Unsupervised Detection: K-Means Clustering
Unsupervised learning is a machine learning method through which unlabeled data is labelled. The advantage of using unsupervised learning to detect coronal holes and active regions is that it removes user interference and an individual's definition of a coronal hole from the process. Despite the minimal user interference, there are certain hyper parameters that must be selected by the individual and these have been optimized using various industry techniques to ensure that we have the least amount of user interference as possible.
The algorithm used for our unsupervised detection model is known as K-Means. This is an unsupervised method of clustering. The basic idea is the algorithm assigns n samples/observations to k clusters whereby each observation belongs to the cluster with the nearest cluster centroid. Each sample/observation receives a cluster label based on both spatial and intensity data, and these labels are then grouped into coronal holes and active regions. You can plot each detection individually, or both active regions and coronal holes on the same map.
You can find the K-Means unsupervised detection pipeline code
here.
The machine learning functions are found here.
K-Means Clustering
- select cluster centers
- calculate distance between each sample and cluster centers
- assign data point to closest cluster center
- calculate new cluster centers
- recalculate the distance between each data point and newly obtained cluster centers
- continue until convergence
Figure: Basic Idea of K-Means Clustering. Each of the n samples are assigned to k clusters based upon the closest cluster center.
Advantages
- unsupervised
- no requirement of segmentation masks or labeling
- minimal user interference
- easy to create multiple cluster types (find AR as well)

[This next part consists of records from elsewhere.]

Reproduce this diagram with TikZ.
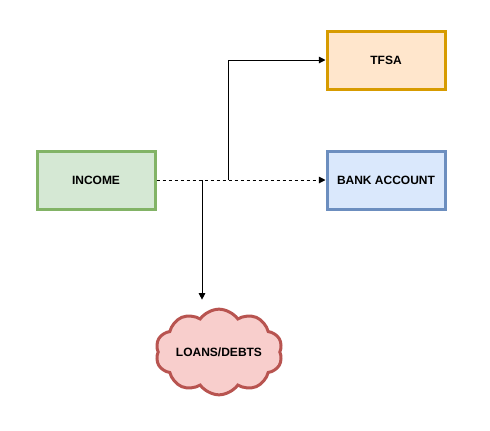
\documentclass[tikz,border=0pt]{standalone}
\usepackage{fontspec}
\setmainfont{Liberation Sans}
\usetikzlibrary{positioning,arrows.meta,shapes.symbols}

\definecolor{incfill}{HTML}{D5E8D4}
\definecolor{incdraw}{HTML}{82B366}
\definecolor{tfsafill}{HTML}{FFE6CC}
\definecolor{tfsadraw}{HTML}{D79B00}
\definecolor{bankfill}{HTML}{DAE8FC}
\definecolor{bankdraw}{HTML}{6C8EBF}
\definecolor{loanfill}{HTML}{F8CECC}
\definecolor{loandraw}{HTML}{B85450}

\begin{document}
\begin{tikzpicture}[
    x=0.75pt, y=-0.75pt,
    every node/.style={font=\bfseries\fontsize{9pt}{11pt}\selectfont},
    account/.style={rectangle, draw=#1draw, fill=#1fill, line width=2.25pt, minimum width=88.5pt, minimum height=43.5pt, align=center},
    debt/.style={cloud, cloud puffs=10, cloud puff arc=110, aspect=1.75, inner sep=0pt, draw=loandraw, fill=loanfill, line width=2.25pt, minimum width=92pt, minimum height=52pt, align=center},
    arrow/.style={-{Triangle[length=5pt, width=5pt]}, line width=0.75pt},
    dashedarrow/.style={-{Triangle[length=5pt, width=5pt]}, line width=0.75pt, dash pattern=on 2.25pt off 2.25pt}
]
\useasboundingbox (0,0) rectangle (490,430);

% === Nodes ===
\node[account=inc] (income) at (96,180) {INCOME};
\node[account=tfsa] (tfsa) at (386,60) {TFSA};
\node[account=bank] (bank) at (386,180) {BANK ACCOUNT};
\node[debt] (loans) at (219,352) {LOANS/DEBTS};

% === Split points on the main flow ===
\coordinate (splittfsa) at (228,180);
\coordinate (splitloans) at (202,180);

% === ARROWS ===
\draw[dashedarrow] (income) -- (bank);
\draw[arrow] (splittfsa) |- (tfsa);
\draw[arrow, shorten >=6pt] (splitloans) -- (splitloans |- loans.north);

\end{tikzpicture}
\end{document}
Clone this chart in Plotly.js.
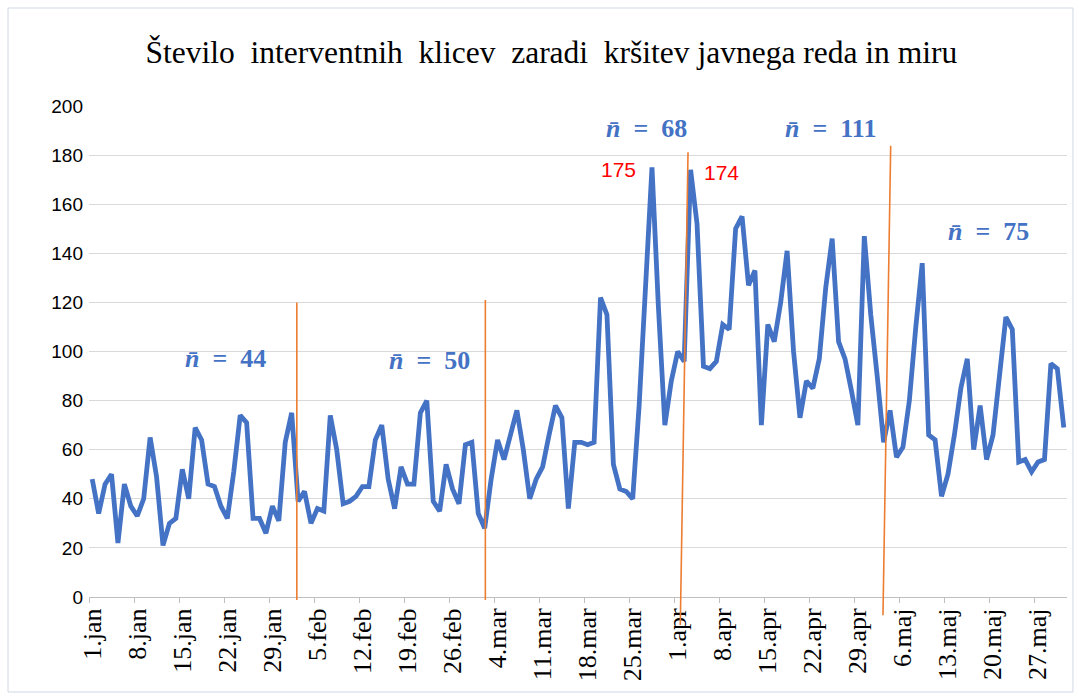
<!DOCTYPE html>
<html>
<head>
<meta charset="utf-8">
<script src="https://cdn.plot.ly/plotly-3.0.1.min.js"></script>
<style>html,body{margin:0;padding:0;background:#fff;}#chart{width:1079px;height:698px;}</style>
</head>
<body>
<div id="chart"></div>
<script>
// Daily counts, 1 Jan – 31 May 2020 (index 0 = 1.jan)
const dayIndex = Array.from({length: 152}, (_, i) => i);
const calls = [
  48,34,46,50,22,46,37,33,40,65,49,21,30,32,52,40,69,64,46,45,
  37,32,51,74,71,32,32,26,37,31,63,75,39,43,30,36,35,74,60,38,
  39,41,45,45,64,70,48,36,53,46,46,75,80,39,35,54,44,38,62,63,
  34,28,48,64,56,66,76,60,40,48,53,66,78,73,36,63,63,62,63,122,
  115,54,44,43,40,78,128,175,118,70,88,100,96,174,152,94,93,96,111,109,
  150,155,127,133,70,111,104,120,141,100,73,88,85,97,126,146,104,97,84,70,
  147,115,90,63,76,57,61,80,110,136,66,64,41,50,66,85,97,60,78,56,
  66,92,114,109,55,56,51,55,56,95,93,69
];
const tickLabels = ["1.jan","8.jan","15.jan","22.jan","29.jan","5.feb","12.feb","19.feb","26.feb",
  "4.mar","11.mar","18.mar","25.mar","1.apr","8.apr","15.apr","22.apr","29.apr","6.maj","13.maj","20.maj","27.maj"];
const tickPositions = tickLabels.map((_, k) => k * 7);

// period means
const meanLabels = ["44", "50", "68", "111", "75"];
const meanX = [20.7, 52.4, 86.2, 114.8, 139.3];
const meanY = [97, 96.5, 191, 191, 148.7];
// peak labels
const peakLabels = ["175", "174"];
const peakX = [81.8, 97.8];
const peakY = [174, 173];
// separator lines (day index at top / bottom, paper y top / bottom)
const sepXTop = [31.8, 61.1, 92.6, 124.1];
const sepXBottom = [31.8, 61.1, 91.4, 122.9];
const sepYTop = [0.6, 0.605, 0.906, 0.919];
const sepYBottom = [-0.006, -0.006, -0.057, -0.037];

const BLUE = '#4472C4';
const ORANGE = '#ED7D31';
const NB = '\u00A0';

const trace = {
  x: dayIndex, y: calls, type: 'scatter', mode: 'lines',
  line: {color: BLUE, width: 4.8}, hoverinfo: 'skip'
};

const annotations = [];
meanLabels.forEach((t, k) => annotations.push({
  x: meanX[k], y: meanY[k], xref: 'x', yref: 'y', showarrow: false,
  text: '<b><i>n\u0304</i>' + NB + ' =' + NB + ' ' + t + '</b>',
  font: {family: 'Liberation Serif, DejaVu Serif, serif', size: 26, color: BLUE}
}));
peakLabels.forEach((t, k) => annotations.push({
  x: peakX[k], y: peakY[k], xref: 'x', yref: 'y', showarrow: false,
  text: t, font: {family: 'Liberation Sans, Arial, sans-serif', size: 21, color: '#FF0000'}
}));

const shapes = sepXTop.map((xt, k) => ({
  type: 'line', xref: 'x', yref: 'paper',
  x0: xt, x1: sepXBottom[k], y0: sepYTop[k], y1: sepYBottom[k],
  line: {color: ORANGE, width: 1.6}
}));
shapes.push({
  type: 'rect', xref: 'paper', yref: 'paper',
  x0: -0.0828, x1: 1.0061, y0: -0.1935, y1: 1.1996,
  line: {color: '#D0D7E5', width: 1}
});

const titleText = 'Število' + NB + ' interventnih' + NB + ' klicev' + NB + ' zaradi' + NB + ' kršitev javnega reda in miru';

const layout = {
  width: 1079, height: 698,
  margin: {l: 89, r: 12, t: 106, b: 101, pad: 0},
  paper_bgcolor: '#ffffff', plot_bgcolor: '#ffffff',
  showlegend: false,
  title: {
    text: titleText,
    font: {family: 'Liberation Serif, Times New Roman, serif', size: 31.5, color: '#000000'},
    x: 0.511, xanchor: 'center', y: 0.925, yanchor: 'middle'
  },
  xaxis: {
    type: 'linear', range: [-0.5, 151.5], fixedrange: true,
    tickmode: 'array', tickvals: tickPositions, ticktext: tickLabels,
    tickangle: -90, ticks: '', showgrid: false, zeroline: false,
    showline: true, linecolor: '#BFBFBF', linewidth: 1,
    tickfont: {family: 'Liberation Serif, Times New Roman, serif', size: 26, color: '#000000'},
    minor: {tick0: -0.5, dtick: 7, ticks: 'outside', ticklen: 5, tickcolor: '#BFBFBF', tickwidth: 1, showgrid: false}
  },
  yaxis: {
    range: [0, 200], dtick: 20, tick0: 0, fixedrange: true,
    showgrid: true, gridcolor: '#D9D9D9', gridwidth: 1,
    zeroline: false, showline: false, ticks: '',
    ticklabelstandoff: 5,
    tickfont: {family: 'Liberation Sans, Arial, sans-serif', size: 19, color: '#000000'}
  },
  annotations: annotations,
  shapes: shapes
};

Plotly.newPlot('chart', [trace], layout, {displayModeBar: false, staticPlot: true});
</script>
</body>
</html>
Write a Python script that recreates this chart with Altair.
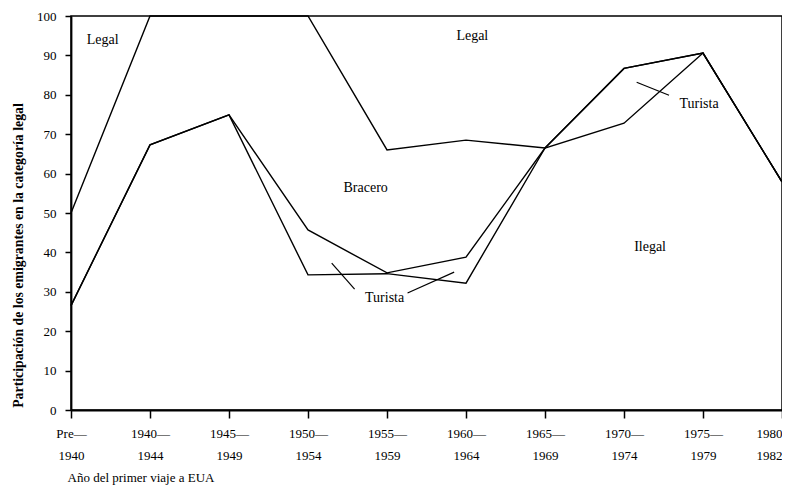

- can basically regenerate EUV map — use for prediction
Example Images
Below we can see example images for both coronal hole detection and both coronal hole and active region detection for a synchonic map.
CHD Unsupervised Map
CHD and ARD Unsupervised Map
Example Movies
Here are some example movies of coronal hole detection over short time spans.
Comparison with Brute Force Detection
We look to compare our unsupervised learning detection method with the brute force (EZSEG) detection method currently used. This comparison was done both visually and by plotting coronal hole areas over time.
Here we can see a comparison of CH detection maps using the two different detection methods.
EZSEG Detection Map | Unsupervised Detection Map |
---|---|
Additionally, we can look at a plot of CH areas over time. We see that the two methods follow the same overall trend in area however the unsupervised method consistently detects less pixel-wise coronal hole area. There are some outliers which are the sharp spikes and these extras coronal holes often show up as flickering detections on large timescales.